START

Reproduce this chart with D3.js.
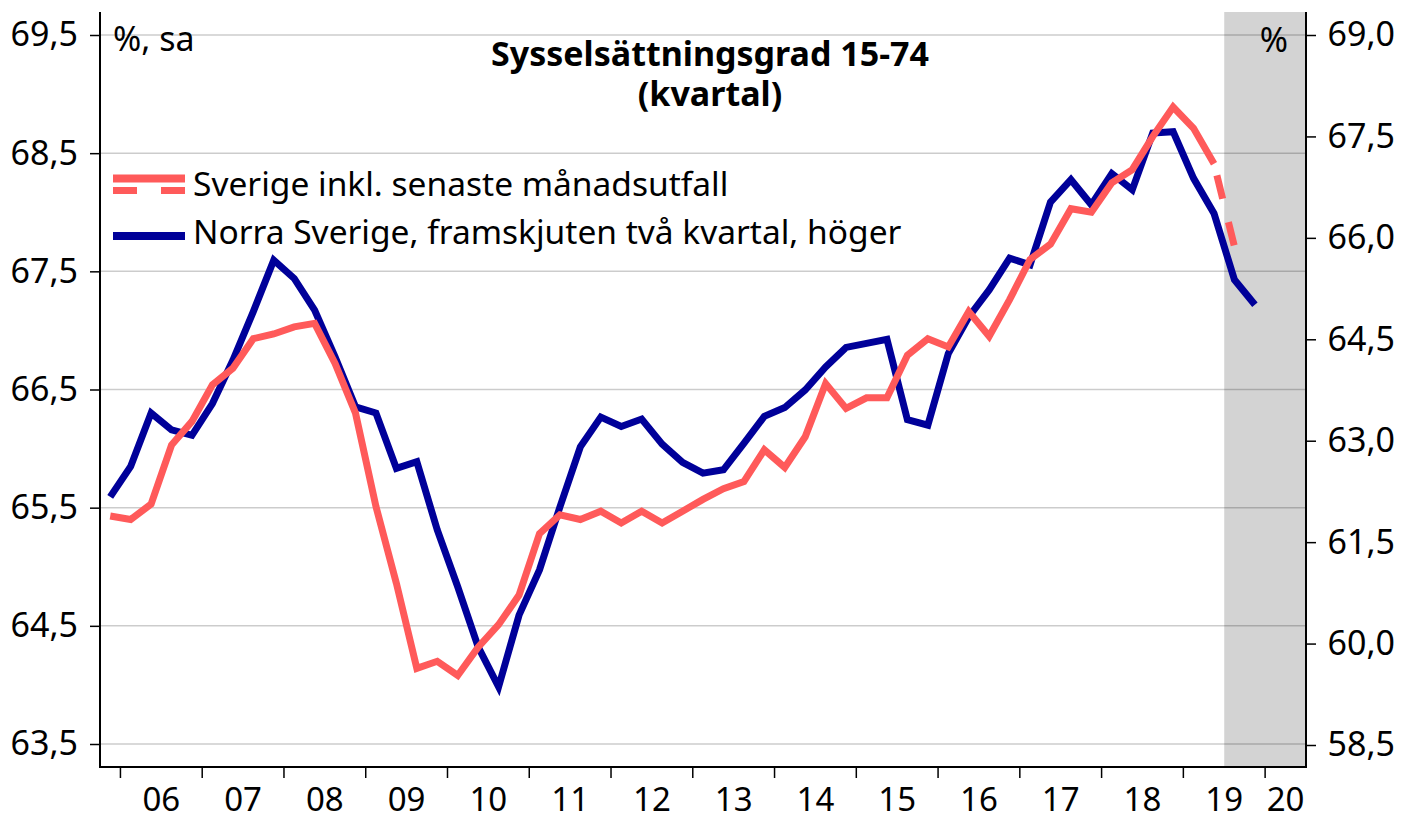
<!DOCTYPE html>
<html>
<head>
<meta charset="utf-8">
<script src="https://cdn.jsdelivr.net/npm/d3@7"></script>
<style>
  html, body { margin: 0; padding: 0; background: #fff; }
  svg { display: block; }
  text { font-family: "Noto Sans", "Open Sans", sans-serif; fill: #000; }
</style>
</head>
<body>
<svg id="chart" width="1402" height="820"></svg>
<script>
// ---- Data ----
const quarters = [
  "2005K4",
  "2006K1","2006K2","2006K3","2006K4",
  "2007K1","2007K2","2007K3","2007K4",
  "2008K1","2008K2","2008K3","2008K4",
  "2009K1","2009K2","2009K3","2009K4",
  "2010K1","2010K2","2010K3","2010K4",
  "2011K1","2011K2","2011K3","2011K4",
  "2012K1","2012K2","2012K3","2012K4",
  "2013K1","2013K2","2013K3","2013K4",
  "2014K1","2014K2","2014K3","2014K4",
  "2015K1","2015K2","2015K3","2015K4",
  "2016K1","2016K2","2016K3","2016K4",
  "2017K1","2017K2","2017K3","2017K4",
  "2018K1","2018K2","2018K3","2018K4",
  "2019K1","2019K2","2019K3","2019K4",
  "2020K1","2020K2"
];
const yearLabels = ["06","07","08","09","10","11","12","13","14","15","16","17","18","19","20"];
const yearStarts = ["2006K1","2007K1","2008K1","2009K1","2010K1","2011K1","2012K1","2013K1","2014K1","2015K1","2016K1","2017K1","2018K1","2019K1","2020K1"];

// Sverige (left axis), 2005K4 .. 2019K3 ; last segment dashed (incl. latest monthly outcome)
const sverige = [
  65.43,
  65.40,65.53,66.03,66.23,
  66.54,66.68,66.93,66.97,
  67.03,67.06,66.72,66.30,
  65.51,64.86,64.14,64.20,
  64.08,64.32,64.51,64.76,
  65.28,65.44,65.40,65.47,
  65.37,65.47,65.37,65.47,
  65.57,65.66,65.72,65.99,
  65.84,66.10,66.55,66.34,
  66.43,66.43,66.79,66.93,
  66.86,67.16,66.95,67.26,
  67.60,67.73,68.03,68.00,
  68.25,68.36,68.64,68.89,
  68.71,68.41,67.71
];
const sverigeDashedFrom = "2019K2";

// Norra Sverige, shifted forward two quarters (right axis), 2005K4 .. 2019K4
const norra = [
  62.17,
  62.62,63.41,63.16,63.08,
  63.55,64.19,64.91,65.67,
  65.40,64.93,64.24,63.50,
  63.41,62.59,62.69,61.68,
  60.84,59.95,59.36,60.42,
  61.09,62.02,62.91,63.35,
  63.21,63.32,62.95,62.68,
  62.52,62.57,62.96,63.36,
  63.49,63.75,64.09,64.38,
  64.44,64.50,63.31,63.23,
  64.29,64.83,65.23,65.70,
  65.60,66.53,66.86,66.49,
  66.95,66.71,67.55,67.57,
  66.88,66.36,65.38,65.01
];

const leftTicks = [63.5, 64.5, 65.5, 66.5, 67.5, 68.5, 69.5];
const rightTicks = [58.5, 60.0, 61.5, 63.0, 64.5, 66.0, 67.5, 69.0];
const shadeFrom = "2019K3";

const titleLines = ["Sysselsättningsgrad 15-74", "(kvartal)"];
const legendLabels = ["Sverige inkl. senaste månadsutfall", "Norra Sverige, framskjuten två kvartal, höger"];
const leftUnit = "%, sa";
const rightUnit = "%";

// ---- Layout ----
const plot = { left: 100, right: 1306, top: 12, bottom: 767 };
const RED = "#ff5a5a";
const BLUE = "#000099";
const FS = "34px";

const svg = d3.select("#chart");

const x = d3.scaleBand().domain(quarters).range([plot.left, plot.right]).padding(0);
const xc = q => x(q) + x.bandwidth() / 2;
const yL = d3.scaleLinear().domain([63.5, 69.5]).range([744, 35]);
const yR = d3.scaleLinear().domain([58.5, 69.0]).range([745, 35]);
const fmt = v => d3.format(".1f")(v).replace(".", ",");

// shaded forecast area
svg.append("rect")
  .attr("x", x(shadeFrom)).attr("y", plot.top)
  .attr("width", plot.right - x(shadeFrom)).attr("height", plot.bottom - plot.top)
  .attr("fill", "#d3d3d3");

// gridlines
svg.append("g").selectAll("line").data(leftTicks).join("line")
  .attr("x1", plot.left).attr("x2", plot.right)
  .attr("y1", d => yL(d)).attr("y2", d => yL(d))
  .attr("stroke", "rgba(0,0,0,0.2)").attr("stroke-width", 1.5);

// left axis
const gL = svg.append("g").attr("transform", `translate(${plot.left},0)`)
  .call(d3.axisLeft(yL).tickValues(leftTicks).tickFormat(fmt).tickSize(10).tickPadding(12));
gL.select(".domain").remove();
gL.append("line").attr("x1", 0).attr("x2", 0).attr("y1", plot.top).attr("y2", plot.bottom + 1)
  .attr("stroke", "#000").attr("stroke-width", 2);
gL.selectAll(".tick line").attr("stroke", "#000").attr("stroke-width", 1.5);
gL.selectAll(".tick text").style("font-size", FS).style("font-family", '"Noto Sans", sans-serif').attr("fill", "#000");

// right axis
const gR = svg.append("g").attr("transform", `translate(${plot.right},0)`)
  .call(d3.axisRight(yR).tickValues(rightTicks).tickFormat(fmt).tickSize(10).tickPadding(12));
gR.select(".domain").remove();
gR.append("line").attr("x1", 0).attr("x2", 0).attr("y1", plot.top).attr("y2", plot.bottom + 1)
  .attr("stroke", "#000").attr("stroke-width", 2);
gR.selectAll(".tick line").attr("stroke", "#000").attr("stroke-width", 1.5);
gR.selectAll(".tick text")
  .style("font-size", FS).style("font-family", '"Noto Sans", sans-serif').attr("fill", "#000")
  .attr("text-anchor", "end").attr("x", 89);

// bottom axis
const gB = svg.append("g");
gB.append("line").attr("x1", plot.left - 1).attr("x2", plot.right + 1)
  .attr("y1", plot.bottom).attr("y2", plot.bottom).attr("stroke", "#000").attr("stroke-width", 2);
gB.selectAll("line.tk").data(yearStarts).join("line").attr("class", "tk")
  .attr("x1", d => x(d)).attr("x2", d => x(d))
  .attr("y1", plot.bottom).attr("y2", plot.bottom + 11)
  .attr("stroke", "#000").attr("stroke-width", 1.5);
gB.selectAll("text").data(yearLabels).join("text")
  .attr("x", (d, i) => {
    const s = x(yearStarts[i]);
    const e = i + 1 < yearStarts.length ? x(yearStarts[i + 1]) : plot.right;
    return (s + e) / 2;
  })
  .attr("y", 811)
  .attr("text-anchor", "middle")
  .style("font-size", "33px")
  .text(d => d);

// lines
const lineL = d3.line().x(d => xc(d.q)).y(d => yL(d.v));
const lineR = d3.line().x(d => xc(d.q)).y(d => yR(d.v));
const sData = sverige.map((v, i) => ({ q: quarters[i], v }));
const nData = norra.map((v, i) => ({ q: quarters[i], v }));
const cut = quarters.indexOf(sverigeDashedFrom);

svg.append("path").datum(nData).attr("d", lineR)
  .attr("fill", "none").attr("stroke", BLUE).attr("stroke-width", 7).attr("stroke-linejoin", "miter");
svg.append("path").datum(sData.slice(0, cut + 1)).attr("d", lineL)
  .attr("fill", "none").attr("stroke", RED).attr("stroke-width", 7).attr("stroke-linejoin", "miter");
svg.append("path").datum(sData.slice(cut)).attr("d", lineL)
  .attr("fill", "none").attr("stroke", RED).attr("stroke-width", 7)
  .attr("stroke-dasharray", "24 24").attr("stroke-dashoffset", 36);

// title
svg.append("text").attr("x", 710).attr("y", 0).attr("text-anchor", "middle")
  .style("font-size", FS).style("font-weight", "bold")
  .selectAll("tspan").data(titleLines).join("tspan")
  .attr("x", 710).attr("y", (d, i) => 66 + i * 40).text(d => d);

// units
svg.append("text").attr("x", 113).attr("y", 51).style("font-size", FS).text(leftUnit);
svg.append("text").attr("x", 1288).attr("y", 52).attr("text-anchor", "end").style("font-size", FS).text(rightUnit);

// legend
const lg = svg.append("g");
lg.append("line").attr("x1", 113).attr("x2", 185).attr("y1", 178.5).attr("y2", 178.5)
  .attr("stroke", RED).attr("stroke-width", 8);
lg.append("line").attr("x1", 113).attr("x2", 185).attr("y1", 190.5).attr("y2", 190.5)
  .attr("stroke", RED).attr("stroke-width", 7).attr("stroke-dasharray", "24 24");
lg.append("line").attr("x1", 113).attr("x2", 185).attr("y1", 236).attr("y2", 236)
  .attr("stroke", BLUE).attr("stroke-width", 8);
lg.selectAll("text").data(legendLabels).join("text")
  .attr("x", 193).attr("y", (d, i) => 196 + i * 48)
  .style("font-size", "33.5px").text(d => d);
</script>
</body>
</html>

END

- [Exercise instructions]: Tally the lines of the listing above that include the word "chart". Answer with the number alone.

- [Expected output]: 3